Why was this slick move used to pass the bill?
Rep. Terry Garrison proposed an amendment to include instruction on the racial wealth gap in the personal finance course – it was rejected.
Reps. Cynthia Ball and Graig Meyer also voiced concerns on the House floor about the bill’s disruptive reinvention of existing curriculum but Rep. Craig Horn countered that the concerns were unfounded, though months later they came to fruition.
This past year, as social studies curriculum standards were revised, drafts included standards for third graders to “summarize how monuments and memorials represent historical events and people that are valued by a community.”
One curriculum writer expressed concern about writers being directed by the Department of Public Instruction to make curriculum changes despite writers disagreeing with those changes.

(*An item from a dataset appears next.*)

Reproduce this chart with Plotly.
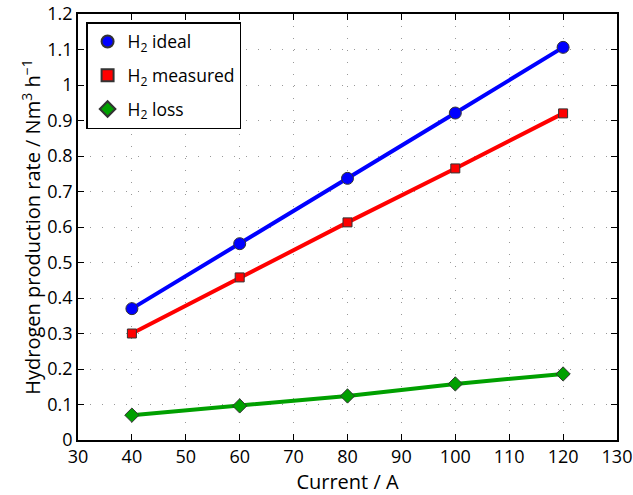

At the June meeting, State Board of Education members instructed DPI to go beyond saying “diversity” and to name people, events and perspectives that should be included to reflect this.
Forest cannot even bring himself to use the words “diversity” in a candidate questionnaire asking about the challenges of recruiting and retaining educators of color, but alludes to it as “the problem you refer to” without actually naming the problem.
He was comfortable with using the word “diversity” last year when he said: “No other nation, my friends, has ever survived the diversity and multiculturalism that America faces today, because of a lack of assimilation, because of this division, and because of this identity politics.”
When DPI added token language that still failed to address the Board’s concerns in July, they delayed adoption of K-12 social studies standards until DPI could produce more specific standards that offered well-rounded historical instruction.
Aversion of acknowledging the existence of American experiences beyond a nationalistic dominant narrative is an unfortunate trend. If our forefathers gave into accepting such a narrative during our colonial experience, where would we be today?
Folks out there criticizing social studies teachers would do well to remember North Carolina’s educators demonstrated patriotism by saving exclusive civics education and trying to preserve teaching in-depth American History across two high school courses. We were met with resistance by elected officials throughout this process.